Enter Mark Vincent Kaplan.

K-Fed’s attorney and confidant says, basically, that the haters need to look at the bigger picture before passing judgment on his client.

“He’s totally getting a bad rap here,” says Kaplan, who says that the “court of public opinion” is focusing on “a few expenditures.” “It seems like an unnecessary attempt to knock him when there’s really no basis to do so.”

Kaplan claims that even the most ridiculed charge on the list of K-Fed‘s business expenses – a $2,000 Scores strip club tip – has an explanation.

“That was for a group of people for a friend’s bachelor party,” he said, adding that it wasn’t even a tip at all: “That’s just how the club categorized it.”

Many of Federline’s tips are certainly far from extravagant. During a September trip to Fat Tony’s Italian Restaurant, he tipped $10 on a $41.69 bill.

The papers – used by Britney Spears’ legal team to try to prove he, not Britney, should pay his own damn legal bills, show two sides to K-Fed, however.

Last August, he spent $304.30 to fly to Las Vegas on low-cost Southwest Airlines. But once he was there, he did not hold back, dropping $3,038.69 at the Hard Rock Beach Club, $3,863.50 at the hot club Tao, and $10,220.65 at The Venetian.

Some of his spending is less rock star and more average dad. Charges at Target ($115.10), IKEA ($246.66) and Albertson’s grocery store ($405.75) fill his statements, with occasional shopping sprees … at toy stores.

Mark Vincent Kaplan disagrees with Britney Spears’ lawyers, who claim that the larger expenses suggest Federline should foot some of the massive fees she has been ordered to pay as a result of their custody battle.

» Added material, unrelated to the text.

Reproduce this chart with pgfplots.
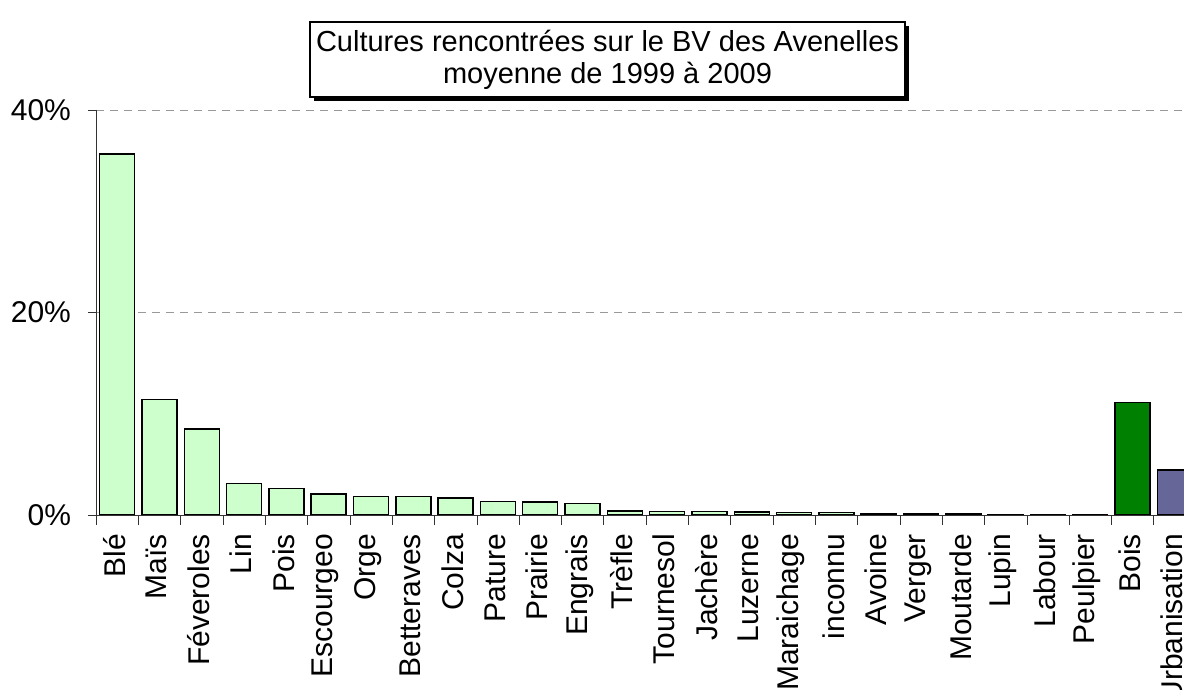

“Don’t focus on whether he spent too much money going on a vacation or going to a restaurant,” says Kaplan. “Focus — as the court does — on was he reasonable having to incur these [court] fees? The answer is a resounding yes.”

Kaplan says that the fees were “built up quite frankly by the conduct of [Britney Spears]” during some her court-delaying, widely-public antics.

“I don’t think the court should be distracted by the fact that he went to Las Vegas and spent $1,000 or $5,000,” says Kaplan. “It’s not relevant.”